In yellow gold and translucent strawberry-colored enamel, the coach is surmounted by the Imperial crown in rose-cut diamonds and six double-headed eagles on the roof; it is fitted with engraved rock crystal windows and platinum tires and is decorated with a diamond-set trellis in gold and an Imperial eagle in diamonds on either door. It is perfectly articulated in all its parts, even to the two steps that may be let down when the doors are opened, and the whole chassis is correctly slung. The interior is enameled with pale blue curtains behind the upholstered seats and footstool, and has a daintily painted ceiling with a turquoise-blue sconce and hook set in the center. The hook may have once held a tiny egg-shaped, briolette-cut emerald pendant, which is now missing along with the original display case and the egg's stand.

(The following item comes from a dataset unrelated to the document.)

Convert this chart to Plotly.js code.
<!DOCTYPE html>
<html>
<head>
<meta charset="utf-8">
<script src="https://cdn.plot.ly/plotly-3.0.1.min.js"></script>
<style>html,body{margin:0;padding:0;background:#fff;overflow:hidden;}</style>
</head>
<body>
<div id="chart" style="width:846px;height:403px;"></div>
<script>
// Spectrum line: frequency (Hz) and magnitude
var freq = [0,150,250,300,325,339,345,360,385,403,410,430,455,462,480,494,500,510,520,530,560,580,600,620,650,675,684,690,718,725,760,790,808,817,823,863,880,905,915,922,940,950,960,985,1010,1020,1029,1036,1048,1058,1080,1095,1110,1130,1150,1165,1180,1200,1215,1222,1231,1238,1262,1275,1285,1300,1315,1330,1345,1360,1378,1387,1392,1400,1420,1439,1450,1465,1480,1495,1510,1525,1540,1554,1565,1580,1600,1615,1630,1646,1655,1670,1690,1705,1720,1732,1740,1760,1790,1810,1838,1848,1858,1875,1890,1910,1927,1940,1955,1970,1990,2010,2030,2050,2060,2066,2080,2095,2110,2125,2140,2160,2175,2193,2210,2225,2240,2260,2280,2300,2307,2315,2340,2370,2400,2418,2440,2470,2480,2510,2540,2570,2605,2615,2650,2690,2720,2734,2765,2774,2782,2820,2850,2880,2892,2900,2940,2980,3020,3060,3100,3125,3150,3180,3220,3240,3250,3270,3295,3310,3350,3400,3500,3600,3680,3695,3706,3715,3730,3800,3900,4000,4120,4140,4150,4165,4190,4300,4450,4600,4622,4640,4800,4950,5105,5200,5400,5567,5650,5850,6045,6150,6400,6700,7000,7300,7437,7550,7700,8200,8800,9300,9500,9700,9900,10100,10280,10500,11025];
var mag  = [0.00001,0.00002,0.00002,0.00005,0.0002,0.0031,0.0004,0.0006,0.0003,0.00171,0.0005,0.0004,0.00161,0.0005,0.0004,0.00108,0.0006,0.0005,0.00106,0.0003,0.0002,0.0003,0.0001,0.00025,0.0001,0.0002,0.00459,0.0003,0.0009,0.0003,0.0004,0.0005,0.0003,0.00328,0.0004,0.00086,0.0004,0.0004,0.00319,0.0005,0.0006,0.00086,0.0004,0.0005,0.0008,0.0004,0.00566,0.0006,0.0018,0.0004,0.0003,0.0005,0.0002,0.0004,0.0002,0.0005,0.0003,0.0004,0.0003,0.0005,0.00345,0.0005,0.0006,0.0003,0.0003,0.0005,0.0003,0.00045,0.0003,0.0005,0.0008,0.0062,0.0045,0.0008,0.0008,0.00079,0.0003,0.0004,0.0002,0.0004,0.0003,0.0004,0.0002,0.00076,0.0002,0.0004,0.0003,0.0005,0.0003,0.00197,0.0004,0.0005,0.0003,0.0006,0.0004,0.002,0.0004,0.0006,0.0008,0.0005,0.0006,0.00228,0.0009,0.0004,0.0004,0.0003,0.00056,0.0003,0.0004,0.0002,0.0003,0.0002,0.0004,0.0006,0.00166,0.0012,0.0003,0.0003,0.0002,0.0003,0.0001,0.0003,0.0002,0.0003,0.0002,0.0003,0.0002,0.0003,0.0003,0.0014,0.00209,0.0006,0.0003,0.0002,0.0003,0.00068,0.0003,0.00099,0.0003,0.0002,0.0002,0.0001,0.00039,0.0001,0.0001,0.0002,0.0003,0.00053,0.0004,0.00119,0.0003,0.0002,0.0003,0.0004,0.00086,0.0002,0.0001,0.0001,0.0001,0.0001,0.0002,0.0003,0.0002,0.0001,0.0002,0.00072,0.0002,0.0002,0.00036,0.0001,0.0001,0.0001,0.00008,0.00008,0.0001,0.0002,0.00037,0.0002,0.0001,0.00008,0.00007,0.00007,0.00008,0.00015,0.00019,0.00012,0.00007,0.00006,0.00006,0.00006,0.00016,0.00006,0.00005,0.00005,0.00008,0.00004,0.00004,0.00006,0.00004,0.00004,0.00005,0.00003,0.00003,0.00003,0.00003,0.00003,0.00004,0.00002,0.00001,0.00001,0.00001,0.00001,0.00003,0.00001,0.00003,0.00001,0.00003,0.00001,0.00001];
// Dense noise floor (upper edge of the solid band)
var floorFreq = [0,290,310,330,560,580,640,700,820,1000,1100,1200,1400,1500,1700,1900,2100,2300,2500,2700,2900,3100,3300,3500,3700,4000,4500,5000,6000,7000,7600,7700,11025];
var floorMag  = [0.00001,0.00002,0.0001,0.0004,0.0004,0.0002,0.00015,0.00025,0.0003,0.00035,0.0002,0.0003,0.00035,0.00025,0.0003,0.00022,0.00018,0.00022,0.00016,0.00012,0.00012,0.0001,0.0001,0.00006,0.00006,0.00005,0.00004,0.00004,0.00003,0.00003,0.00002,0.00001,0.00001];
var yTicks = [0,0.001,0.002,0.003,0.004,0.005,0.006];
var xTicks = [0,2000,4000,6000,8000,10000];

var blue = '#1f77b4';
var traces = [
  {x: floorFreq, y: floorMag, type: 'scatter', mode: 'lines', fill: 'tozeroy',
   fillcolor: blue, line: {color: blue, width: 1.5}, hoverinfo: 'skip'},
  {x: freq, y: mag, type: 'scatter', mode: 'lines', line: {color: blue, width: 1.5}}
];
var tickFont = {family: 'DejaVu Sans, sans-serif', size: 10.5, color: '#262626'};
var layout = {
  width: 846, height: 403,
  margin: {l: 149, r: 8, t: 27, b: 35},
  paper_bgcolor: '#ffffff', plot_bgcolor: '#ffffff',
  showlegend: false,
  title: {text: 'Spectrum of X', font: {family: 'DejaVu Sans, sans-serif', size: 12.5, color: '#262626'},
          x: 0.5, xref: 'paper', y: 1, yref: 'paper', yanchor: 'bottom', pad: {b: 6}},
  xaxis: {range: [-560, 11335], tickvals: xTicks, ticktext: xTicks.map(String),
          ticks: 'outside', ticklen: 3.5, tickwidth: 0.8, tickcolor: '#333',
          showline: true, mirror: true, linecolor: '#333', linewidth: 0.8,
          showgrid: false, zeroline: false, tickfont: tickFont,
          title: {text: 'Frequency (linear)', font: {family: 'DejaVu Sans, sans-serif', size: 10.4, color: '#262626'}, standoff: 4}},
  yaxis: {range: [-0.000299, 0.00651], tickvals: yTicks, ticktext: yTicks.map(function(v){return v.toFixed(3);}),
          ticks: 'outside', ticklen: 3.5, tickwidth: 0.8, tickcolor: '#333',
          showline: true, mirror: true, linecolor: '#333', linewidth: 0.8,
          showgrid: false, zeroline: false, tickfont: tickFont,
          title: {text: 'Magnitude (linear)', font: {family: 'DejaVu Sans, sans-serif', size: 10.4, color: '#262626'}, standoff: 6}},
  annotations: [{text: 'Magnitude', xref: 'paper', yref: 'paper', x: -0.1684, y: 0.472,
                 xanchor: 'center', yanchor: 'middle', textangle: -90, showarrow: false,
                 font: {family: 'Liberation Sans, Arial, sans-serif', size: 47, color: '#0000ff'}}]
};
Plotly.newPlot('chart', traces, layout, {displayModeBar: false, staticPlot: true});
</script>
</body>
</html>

The original carriage was designed for Nicholas' great-great-great-grandmother, Catherine the Great in 1793. During the time it took to complete the replica, master craftsman George Stein made numerous clandestine visits to the imperial stables in order to perfectly match his work to the original. The model mimics every moving part of its prototype, right down to a working suspension.

According to author Lynette Proler, "It was all done by hand and crafted by hand in such minute detail - every detail from the state carriage was included - from the little crown on the top of it in diamonds to the windows in rock crystal. And the little steps... when the Empress would alight from the carriage onto the steps, they would fall out of the carriage, and in the little miniature they do the same. It took approximately fifteen months to craft this carriage by hand working all day and well into the night, seven days a week, and it was barely finished just in time to be presented to the Empress."

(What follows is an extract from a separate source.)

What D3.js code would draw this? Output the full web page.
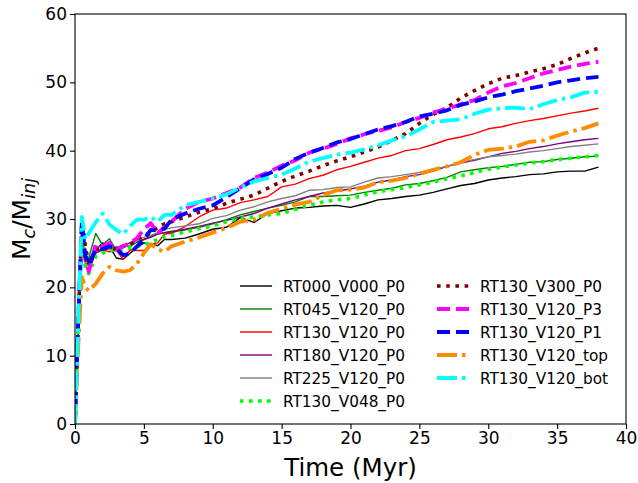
<!DOCTYPE html>
<html>
<head>
<meta charset="utf-8">
<script src="https://cdn.jsdelivr.net/npm/d3@7"></script>
<style>
	body { margin: 0; background: #fff; }
	svg text { font-family: 'DejaVu Sans', sans-serif; fill: #000; }
</style>
</head>
<body>
<svg id="chart" width="638" height="483"></svg>
<script>
/* global d3 */

// Zeitachse (Myr)
var aTime = [0, 0.2, 0.5, 0.75, 1, 1.5, 2, 2.5, 3, 3.5, 4, 4.5, 5, 5.5, 6, 6.5, 7, 8, 9, 10, 11, 12, 13, 14, 15, 16, 17, 18, 19, 20, 21, 22, 23, 24, 25, 26, 27, 28, 29, 30, 31, 32, 33, 34, 35, 36, 37, 38];

// Werte M_c/M_inj je Lauf
var aRT000V000P0 = [0, 13, 28.5, 25, 24, 25.5, 26.5, 26, 24.3, 24.1, 25, 25.8, 26.5, 26.3, 26.1, 27, 27, 27.2, 27.8, 28.5, 28.8, 30.2, 29.5, 30.8, 31.2, 31.6, 31.7, 31.9, 32, 31.7, 32.2, 32.8, 33, 33.3, 33.5, 33.9, 34.4, 34.9, 35.2, 35.7, 36, 36.2, 36.5, 36.6, 36.9, 37, 37, 37.6];
var aRT045V120P0 = [0, 13, 29, 24.5, 24.3, 27.9, 26.2, 27.1, 25.4, 26, 26, 26.6, 27, 27.5, 27.8, 28, 28.2, 28.4, 28.8, 29.3, 29.9, 30.6, 31.1, 31.6, 32, 32.5, 33.3, 33.3, 33.4, 33.5, 33.9, 34.2, 34.5, 35, 35.2, 35.6, 36.1, 36.9, 37.2, 37.5, 37.7, 38, 38.3, 38.4, 38.7, 38.9, 39.1, 39.2];
var aRT130V120P0 = [0, 13, 29, 24.5, 23.8, 25.3, 25.5, 25.2, 25.4, 24.1, 25.5, 25.4, 25.4, 26.3, 26.5, 27.8, 27.9, 28.9, 30.3, 31.3, 31.6, 32.4, 32.8, 33.3, 34.7, 35.1, 35.9, 36.4, 37.2, 37.7, 38.3, 38.9, 39.3, 40, 40.3, 40.9, 41.6, 42, 42.5, 43.2, 43.5, 44, 44.4, 44.7, 45.1, 45.5, 45.8, 46.2];
var aRT180V120P0 = [0, 13, 29.5, 23.5, 22.3, 25, 25.5, 25.6, 25.8, 26.2, 26.5, 26.8, 27, 27.3, 27.8, 28, 28.1, 28.5, 28.9, 29.4, 29.8, 30.3, 30.8, 31.6, 32.2, 32.8, 33.3, 33.8, 34.1, 34.4, 34.8, 35.4, 35.7, 36.2, 36.5, 37, 37.7, 38.2, 38.6, 39.1, 39.6, 39.9, 40.3, 40.6, 41, 41.3, 41.6, 41.8];
var aRT225V120P0 = [0, 13, 29.5, 23.7, 23, 25.8, 26, 25.5, 26, 25.8, 26.2, 26.8, 27.3, 27.6, 28, 28.5, 28.7, 29, 29.3, 30.1, 30.5, 31.3, 31.8, 32.5, 33, 33.4, 34.2, 34.3, 34.6, 34.7, 35.4, 36, 36.2, 36.5, 36.8, 37.3, 37.7, 38.3, 38.7, 39.1, 39.3, 39.5, 39.8, 40, 40.3, 40.6, 40.8, 41];
var aRT130V048P0 = [0, 13, 27.5, 23, 22, 24.5, 25, 25.3, 25.6, 25.5, 25.8, 26, 26.2, 26.6, 27, 27.4, 27.6, 28.1, 28.6, 29, 29.6, 30.1, 30.3, 30.6, 30.8, 31.4, 32, 32.5, 32.8, 33, 33.5, 34, 34.3, 34.6, 35, 35.4, 35.9, 36.3, 36.8, 37.3, 37.6, 37.9, 38.2, 38.4, 38.7, 38.9, 39.1, 39.3];
var aRT130V300P0 = [0, 13, 30.1, 26, 23.5, 25.5, 26, 25.8, 25.6, 26, 26.3, 27, 27.6, 28, 28.8, 29.3, 29.6, 30.3, 31, 31.5, 32.3, 32.9, 33.5, 34.5, 35.5, 36.3, 37, 37.8, 38.5, 39.1, 39.8, 40.5, 41.5, 42.5, 44, 45.3, 46.3, 47.7, 48.8, 49.8, 50.6, 51, 51.5, 52, 52.6, 53.5, 54.3, 55];
var aRT130V120P3 = [0, 13, 29.5, 24, 22.3, 26.3, 26, 26.5, 25.5, 26, 26.5, 27.2, 28.5, 29.4, 27.9, 28.8, 29.6, 31.5, 32.5, 33, 33.8, 34.6, 36, 36.8, 37.8, 38.6, 39.7, 40.3, 41, 41.8, 42.4, 42.9, 43.4, 44.2, 44.8, 45.6, 46.1, 46.8, 47.4, 48.5, 49.4, 49.9, 50.6, 51.3, 51.8, 52.3, 52.7, 53];
var aRT130V120P1 = [0, 13, 29.5, 24.5, 23.3, 25.5, 25.6, 26, 25.7, 24.7, 25, 26, 27, 28.4, 28.3, 28.6, 29.9, 30.8, 31.5, 32, 33.2, 34.5, 35.8, 36.6, 37.5, 38.8, 39.7, 40.4, 41.2, 41.7, 42.4, 43.1, 43.6, 44.2, 45, 45.4, 45.9, 46.7, 47.2, 47.8, 48.2, 48.7, 49.1, 49.5, 50, 50.3, 50.6, 50.8];
var aRT130V120top = [0, 10, 21.5, 20, 19.5, 20.5, 22, 23, 22.5, 22.3, 22.5, 23.5, 25, 26.3, 25.6, 25.2, 26, 26.7, 27.3, 28, 28.7, 29.6, 29.9, 30.9, 31.5, 32.1, 32.5, 33.5, 34.2, 34.3, 34.6, 35.4, 35.6, 36, 36.6, 37.2, 37.7, 38.3, 39.4, 40.1, 40.3, 40.6, 41.3, 41.5, 42.2, 42.8, 43.3, 44];
var aRT130V120bot = [0, 13, 30.3, 27, 27.9, 29.5, 30.8, 29.2, 28.4, 27.8, 29, 29.9, 29.9, 30.3, 29.6, 30.6, 30.6, 32, 32.5, 33, 33.6, 34.6, 35.5, 36, 36.5, 37.4, 38.4, 38.9, 39.4, 39.7, 40.2, 40.8, 41.5, 42.1, 43.1, 44.2, 44.4, 44.6, 45.4, 46, 46.2, 46.3, 46.1, 46.8, 47.4, 47.8, 48.5, 48.6];

var aNamen = ['RT000_V000_P0', 'RT045_V120_P0', 'RT130_V120_P0', 'RT180_V120_P0', 'RT225_V120_P0', 'RT130_V048_P0',
	'RT130_V300_P0', 'RT130_V120_P3', 'RT130_V120_P1', 'RT130_V120_top', 'RT130_V120_bot'];
var aWerte = [aRT000V000P0, aRT045V120P0, aRT130V120P0, aRT180V120P0, aRT225V120P0, aRT130V048P0,
	aRT130V300P0, aRT130V120P3, aRT130V120P1, aRT130V120top, aRT130V120bot];

var xTicks = [0, 5, 10, 15, 20, 25, 30, 35, 40];
var yTicks = [0, 10, 20, 30, 40, 50, 60];

// Linienstile (Farbe, Breite, Strichmuster)
var aStile = [
	{c: '#000000', w: 1.4, d: null},
	{c: '#008000', w: 1.4, d: null},
	{c: '#ff0000', w: 1.4, d: null},
	{c: '#800080', w: 1.4, d: null},
	{c: '#808080', w: 1.4, d: null},
	{c: '#00ff00', w: 3.6, d: '3.6,5.4'},
	{c: '#800000', w: 3.6, d: '3.6,5.6'},
	{c: '#ff00ff', w: 3.8, d: '13,6'},
	{c: '#0000ff', w: 3.8, d: '13,6'},
	{c: '#ff8c00', w: 3.8, d: '20,5,3.5,5'},
	{c: '#00ffff', w: 3.8, d: '20,5,3.5,5'}
];

var svg = d3.select('#chart');
var m = {l: 75, r: 626, t: 14, b: 424};

var x = d3.scaleLinear().domain([0, 40]).range([m.l, m.r]);
var y = d3.scaleLinear().domain([0, 60]).range([m.b, m.t]);

svg.append('defs').append('clipPath').attr('id', 'clip')
	.append('rect').attr('x', m.l).attr('y', m.t).attr('width', m.r - m.l).attr('height', m.b - m.t);

// Kurven
var line = d3.line().x(function (d) { return x(d[0]); }).y(function (d) { return y(d[1]); });
var gLines = svg.append('g').attr('clip-path', 'url(#clip)');
aWerte.forEach(function (val, key) {
	var pts = aTime.map(function (t, i) { return [t, val[i]]; });
	gLines.append('path')
		.attr('d', line(pts))
		.attr('fill', 'none')
		.attr('stroke', aStile[key].c)
		.attr('stroke-width', aStile[key].w)
		.attr('stroke-dasharray', aStile[key].d)
		.attr('stroke-linejoin', 'round');
});

// Achsen
var xAxis = svg.append('g').attr('transform', 'translate(0,' + m.b + ')')
	.call(d3.axisBottom(x).tickValues(xTicks).tickSize(5).tickPadding(3).tickFormat(d3.format('d')));
var yAxis = svg.append('g').attr('transform', 'translate(' + m.l + ',0)')
	.call(d3.axisLeft(y).tickValues(yTicks).tickSize(5).tickPadding(3).tickFormat(d3.format('d')));
[xAxis, yAxis].forEach(function (g) {
	g.select('.domain').remove();
	g.selectAll('.tick line').attr('stroke', '#000').attr('stroke-width', 1.1);
	g.selectAll('.tick text').attr('font-size', 17).attr('font-family', 'DejaVu Sans');
});

// Rahmen
svg.append('rect').attr('x', m.l).attr('y', m.t).attr('width', m.r - m.l).attr('height', m.b - m.t)
	.attr('fill', 'none').attr('stroke', '#000').attr('stroke-width', 1.1);

// Beschriftung
svg.append('text').attr('x', (m.l + m.r) / 2).attr('y', 476).attr('text-anchor', 'middle')
	.attr('font-size', 24.5).text('Time (Myr)');

var yl = svg.append('text').attr('transform', 'translate(30,' + ((m.t + m.b) / 2) + ') rotate(-90)')
	.attr('text-anchor', 'middle').attr('font-size', 25);
yl.append('tspan').text('M');
yl.append('tspan').attr('dy', 5).attr('font-size', 17.5).attr('font-style', 'italic').text('c');
yl.append('tspan').attr('dy', -5).text('/M');
yl.append('tspan').attr('dy', 5).attr('font-size', 17.5).attr('font-style', 'italic').text('inj');

// Legende (zwei Spalten, ohne Rahmen)
var gLeg = svg.append('g');
aNamen.forEach(function (name, key) {
	var col = key < 6 ? 0 : 1;
	var row = key < 6 ? key : key - 6;
	var lx = col === 0 ? 240 : 437;
	var ly = 286 + row * 23;
	gLeg.append('line')
		.attr('x1', lx).attr('x2', lx + 32).attr('y1', ly).attr('y2', ly)
		.attr('stroke', aStile[key].c)
		.attr('stroke-width', aStile[key].w)
		.attr('stroke-dasharray', aStile[key].d);
	gLeg.append('text').attr('x', lx + 43).attr('y', ly).attr('dy', '0.36em')
		.attr('font-size', 15.3).text(name);
});
</script>
</body>
</html>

Ironically, when the Hermitage recently undertook to refurbish the original, Margaret Kelly, Director of the Forbes Magazine Collection, provided them with detailed photos of the Coronation egg from which to work!

A 1909 inventory of items in the Imperial family's apartments at the Winter Palace adds that the egg was supported on a silver gilt stand. The inventory says the pendant was a briolette-cut yellow diamond. It also says the coach was housed separately “on a rectangular jadeite pediment with a silver-gilt rim and is contained in a glass case with silver-gilt edging."